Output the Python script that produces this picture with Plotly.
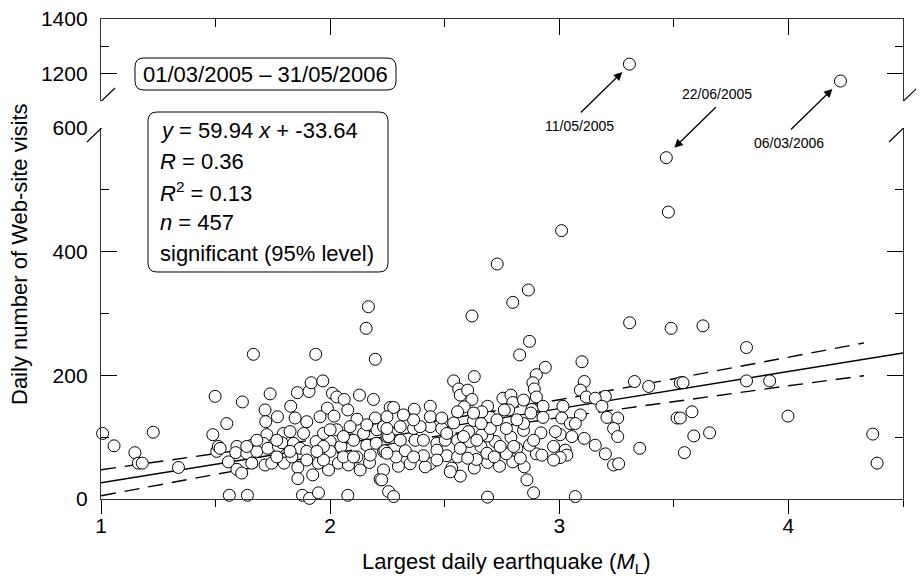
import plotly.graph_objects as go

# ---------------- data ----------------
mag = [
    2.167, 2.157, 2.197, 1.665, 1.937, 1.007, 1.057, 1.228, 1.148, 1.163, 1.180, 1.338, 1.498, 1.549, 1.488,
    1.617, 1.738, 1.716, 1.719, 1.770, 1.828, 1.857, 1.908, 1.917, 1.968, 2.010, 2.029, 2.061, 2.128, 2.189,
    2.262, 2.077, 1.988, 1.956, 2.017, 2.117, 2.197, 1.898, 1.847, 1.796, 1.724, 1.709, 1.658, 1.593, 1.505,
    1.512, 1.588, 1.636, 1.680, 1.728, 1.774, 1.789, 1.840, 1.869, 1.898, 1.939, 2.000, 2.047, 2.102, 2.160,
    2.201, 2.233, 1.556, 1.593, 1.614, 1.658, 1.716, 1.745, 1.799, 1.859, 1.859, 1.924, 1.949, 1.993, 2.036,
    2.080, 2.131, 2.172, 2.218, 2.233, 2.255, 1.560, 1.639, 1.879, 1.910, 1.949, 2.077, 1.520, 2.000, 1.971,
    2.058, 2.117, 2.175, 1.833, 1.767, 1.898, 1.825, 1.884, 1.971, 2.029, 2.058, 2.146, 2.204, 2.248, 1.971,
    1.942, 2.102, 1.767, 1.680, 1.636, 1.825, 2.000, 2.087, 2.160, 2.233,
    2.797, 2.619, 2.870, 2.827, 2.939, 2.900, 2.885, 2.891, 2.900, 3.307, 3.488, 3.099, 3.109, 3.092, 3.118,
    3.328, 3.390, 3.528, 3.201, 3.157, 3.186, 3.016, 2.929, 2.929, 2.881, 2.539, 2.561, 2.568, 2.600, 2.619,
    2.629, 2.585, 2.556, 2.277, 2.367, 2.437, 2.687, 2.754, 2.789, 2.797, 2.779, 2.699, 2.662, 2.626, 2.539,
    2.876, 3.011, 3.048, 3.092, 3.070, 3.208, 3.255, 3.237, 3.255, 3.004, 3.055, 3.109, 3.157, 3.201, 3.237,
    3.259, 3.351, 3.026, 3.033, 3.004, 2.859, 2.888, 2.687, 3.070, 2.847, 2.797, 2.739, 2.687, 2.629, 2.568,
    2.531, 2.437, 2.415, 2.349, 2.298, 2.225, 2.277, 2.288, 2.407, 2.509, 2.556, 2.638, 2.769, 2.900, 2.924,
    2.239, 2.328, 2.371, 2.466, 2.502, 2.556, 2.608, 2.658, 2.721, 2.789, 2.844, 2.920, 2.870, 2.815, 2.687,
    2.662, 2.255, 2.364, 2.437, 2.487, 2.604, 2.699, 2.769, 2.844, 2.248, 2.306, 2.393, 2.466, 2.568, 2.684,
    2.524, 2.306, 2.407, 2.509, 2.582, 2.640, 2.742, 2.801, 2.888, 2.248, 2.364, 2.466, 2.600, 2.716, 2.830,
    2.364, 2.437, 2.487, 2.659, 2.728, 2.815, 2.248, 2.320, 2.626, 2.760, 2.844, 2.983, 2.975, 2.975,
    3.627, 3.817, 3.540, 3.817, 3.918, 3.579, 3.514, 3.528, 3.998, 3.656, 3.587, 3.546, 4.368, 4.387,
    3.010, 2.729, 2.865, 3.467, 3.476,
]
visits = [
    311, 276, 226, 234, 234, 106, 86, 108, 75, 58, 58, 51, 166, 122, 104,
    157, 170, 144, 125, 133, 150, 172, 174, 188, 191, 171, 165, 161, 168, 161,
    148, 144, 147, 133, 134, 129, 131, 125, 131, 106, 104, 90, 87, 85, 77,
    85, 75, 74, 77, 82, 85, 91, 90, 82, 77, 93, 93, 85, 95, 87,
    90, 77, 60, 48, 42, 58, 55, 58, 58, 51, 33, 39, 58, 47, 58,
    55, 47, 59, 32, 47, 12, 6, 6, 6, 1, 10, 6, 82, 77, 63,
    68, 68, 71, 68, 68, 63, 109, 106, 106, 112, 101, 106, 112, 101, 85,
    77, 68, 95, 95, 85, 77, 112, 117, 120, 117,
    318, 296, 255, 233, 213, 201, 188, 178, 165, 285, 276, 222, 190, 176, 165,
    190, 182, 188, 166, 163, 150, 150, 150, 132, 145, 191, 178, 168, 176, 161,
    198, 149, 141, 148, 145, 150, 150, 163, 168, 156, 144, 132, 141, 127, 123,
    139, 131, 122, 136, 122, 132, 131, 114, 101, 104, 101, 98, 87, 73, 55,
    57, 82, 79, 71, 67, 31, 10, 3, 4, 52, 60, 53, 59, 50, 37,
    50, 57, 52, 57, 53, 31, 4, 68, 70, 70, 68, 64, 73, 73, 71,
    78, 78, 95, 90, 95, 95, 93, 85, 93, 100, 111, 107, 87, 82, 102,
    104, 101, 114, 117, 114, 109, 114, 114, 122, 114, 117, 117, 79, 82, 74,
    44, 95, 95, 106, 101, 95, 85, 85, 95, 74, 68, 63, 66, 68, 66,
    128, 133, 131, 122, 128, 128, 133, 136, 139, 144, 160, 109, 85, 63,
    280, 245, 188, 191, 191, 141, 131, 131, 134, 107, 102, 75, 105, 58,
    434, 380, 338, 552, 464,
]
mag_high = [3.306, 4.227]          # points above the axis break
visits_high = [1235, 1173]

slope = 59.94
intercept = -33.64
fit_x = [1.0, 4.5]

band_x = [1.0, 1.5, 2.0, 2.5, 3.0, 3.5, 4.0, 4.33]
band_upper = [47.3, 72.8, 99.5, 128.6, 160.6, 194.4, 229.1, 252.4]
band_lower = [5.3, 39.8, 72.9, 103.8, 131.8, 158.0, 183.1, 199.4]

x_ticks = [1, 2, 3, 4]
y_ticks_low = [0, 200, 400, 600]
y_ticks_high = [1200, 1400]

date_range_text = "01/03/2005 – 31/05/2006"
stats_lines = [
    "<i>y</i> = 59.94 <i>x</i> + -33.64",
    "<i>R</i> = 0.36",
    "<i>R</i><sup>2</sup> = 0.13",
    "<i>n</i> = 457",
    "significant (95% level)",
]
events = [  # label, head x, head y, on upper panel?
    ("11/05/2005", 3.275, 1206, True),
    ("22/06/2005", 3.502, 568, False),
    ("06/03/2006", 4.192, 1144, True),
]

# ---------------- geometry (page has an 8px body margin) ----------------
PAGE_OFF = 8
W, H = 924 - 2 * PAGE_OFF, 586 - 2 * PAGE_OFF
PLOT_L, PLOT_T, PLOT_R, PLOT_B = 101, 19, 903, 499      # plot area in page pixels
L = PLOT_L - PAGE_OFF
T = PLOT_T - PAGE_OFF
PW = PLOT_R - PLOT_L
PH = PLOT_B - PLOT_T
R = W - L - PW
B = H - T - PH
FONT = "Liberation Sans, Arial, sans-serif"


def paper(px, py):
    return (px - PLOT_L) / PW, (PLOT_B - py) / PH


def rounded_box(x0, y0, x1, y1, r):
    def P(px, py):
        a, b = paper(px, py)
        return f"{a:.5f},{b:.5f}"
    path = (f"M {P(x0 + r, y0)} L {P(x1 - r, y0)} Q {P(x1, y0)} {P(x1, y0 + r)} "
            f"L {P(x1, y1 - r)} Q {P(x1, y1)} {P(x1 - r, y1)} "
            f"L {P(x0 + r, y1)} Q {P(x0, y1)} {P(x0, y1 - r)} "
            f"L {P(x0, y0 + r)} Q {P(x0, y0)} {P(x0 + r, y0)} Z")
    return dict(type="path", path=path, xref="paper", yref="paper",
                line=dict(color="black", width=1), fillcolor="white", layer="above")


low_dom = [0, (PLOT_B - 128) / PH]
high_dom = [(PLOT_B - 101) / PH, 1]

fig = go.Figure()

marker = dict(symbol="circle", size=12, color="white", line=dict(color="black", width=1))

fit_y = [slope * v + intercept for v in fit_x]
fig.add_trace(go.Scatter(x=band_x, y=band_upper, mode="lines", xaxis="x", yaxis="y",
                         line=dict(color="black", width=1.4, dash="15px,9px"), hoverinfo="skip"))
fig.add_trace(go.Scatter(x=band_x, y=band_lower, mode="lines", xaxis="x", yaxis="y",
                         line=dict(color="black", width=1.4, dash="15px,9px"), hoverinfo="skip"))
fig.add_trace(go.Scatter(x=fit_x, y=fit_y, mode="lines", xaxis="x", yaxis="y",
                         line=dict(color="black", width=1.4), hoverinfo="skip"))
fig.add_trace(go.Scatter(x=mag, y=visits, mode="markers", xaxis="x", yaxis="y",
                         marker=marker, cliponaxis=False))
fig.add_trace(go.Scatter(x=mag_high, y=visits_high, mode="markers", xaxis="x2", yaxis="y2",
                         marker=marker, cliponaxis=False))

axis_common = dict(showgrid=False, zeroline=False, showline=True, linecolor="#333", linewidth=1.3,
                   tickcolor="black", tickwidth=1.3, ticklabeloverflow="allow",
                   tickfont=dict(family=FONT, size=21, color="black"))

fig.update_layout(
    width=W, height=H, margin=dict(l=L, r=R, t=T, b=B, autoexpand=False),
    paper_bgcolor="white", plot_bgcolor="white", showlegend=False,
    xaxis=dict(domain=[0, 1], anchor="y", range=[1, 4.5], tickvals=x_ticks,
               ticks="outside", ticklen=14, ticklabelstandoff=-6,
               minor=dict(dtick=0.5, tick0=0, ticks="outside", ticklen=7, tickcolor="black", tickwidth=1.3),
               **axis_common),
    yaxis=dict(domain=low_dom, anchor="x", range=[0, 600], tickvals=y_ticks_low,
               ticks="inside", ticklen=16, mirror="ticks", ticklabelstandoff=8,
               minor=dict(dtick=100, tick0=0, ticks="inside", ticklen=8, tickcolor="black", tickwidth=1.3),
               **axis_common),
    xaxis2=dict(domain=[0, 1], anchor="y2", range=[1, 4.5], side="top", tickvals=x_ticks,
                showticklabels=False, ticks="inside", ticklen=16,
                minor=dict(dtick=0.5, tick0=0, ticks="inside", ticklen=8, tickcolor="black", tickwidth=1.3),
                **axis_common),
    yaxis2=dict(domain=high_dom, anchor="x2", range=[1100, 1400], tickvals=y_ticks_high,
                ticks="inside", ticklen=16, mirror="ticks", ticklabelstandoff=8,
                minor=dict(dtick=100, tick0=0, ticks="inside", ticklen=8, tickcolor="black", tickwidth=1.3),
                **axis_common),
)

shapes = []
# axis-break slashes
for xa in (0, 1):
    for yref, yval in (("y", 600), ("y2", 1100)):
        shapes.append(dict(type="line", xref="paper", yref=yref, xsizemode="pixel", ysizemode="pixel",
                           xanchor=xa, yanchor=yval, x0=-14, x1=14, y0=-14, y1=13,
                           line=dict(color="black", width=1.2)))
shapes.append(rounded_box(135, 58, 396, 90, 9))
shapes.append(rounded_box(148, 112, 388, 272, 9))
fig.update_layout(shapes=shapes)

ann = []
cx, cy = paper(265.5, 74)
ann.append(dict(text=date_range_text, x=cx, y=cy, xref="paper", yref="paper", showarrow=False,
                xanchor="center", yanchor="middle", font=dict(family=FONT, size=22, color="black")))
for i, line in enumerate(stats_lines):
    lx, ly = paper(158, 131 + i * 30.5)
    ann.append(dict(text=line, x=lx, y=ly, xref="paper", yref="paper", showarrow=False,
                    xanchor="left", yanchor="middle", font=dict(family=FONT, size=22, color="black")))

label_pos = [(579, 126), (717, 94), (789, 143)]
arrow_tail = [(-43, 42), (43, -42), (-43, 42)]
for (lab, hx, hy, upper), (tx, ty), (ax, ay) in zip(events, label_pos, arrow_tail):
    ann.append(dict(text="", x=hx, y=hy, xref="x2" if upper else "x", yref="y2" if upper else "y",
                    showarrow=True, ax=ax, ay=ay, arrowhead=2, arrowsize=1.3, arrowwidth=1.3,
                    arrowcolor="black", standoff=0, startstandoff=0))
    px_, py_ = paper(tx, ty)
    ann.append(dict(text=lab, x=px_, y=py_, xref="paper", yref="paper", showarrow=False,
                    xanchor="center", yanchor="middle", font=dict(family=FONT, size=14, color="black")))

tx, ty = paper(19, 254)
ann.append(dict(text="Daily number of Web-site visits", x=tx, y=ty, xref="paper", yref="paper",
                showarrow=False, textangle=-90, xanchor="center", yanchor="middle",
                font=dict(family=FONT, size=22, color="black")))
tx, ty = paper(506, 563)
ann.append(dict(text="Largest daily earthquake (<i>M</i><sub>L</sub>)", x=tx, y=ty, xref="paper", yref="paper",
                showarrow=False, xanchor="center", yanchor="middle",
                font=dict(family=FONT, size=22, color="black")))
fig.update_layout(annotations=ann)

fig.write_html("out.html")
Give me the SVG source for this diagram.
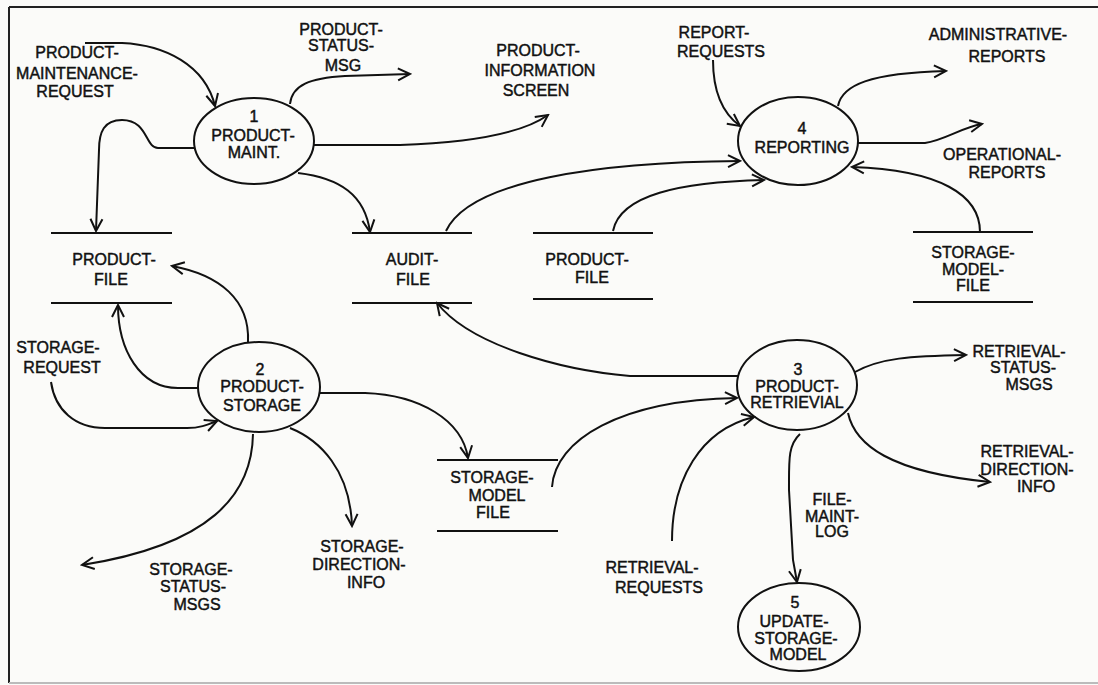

◇ ◇ ◇ ◇

From the first line of the material down to the line containing "import plotly.graph_objects as go", inclusive, return each line exactly, skipping any picture.

Correct result:
Output the Python script that produces this picture with Plotly.
import plotly.graph_objects as go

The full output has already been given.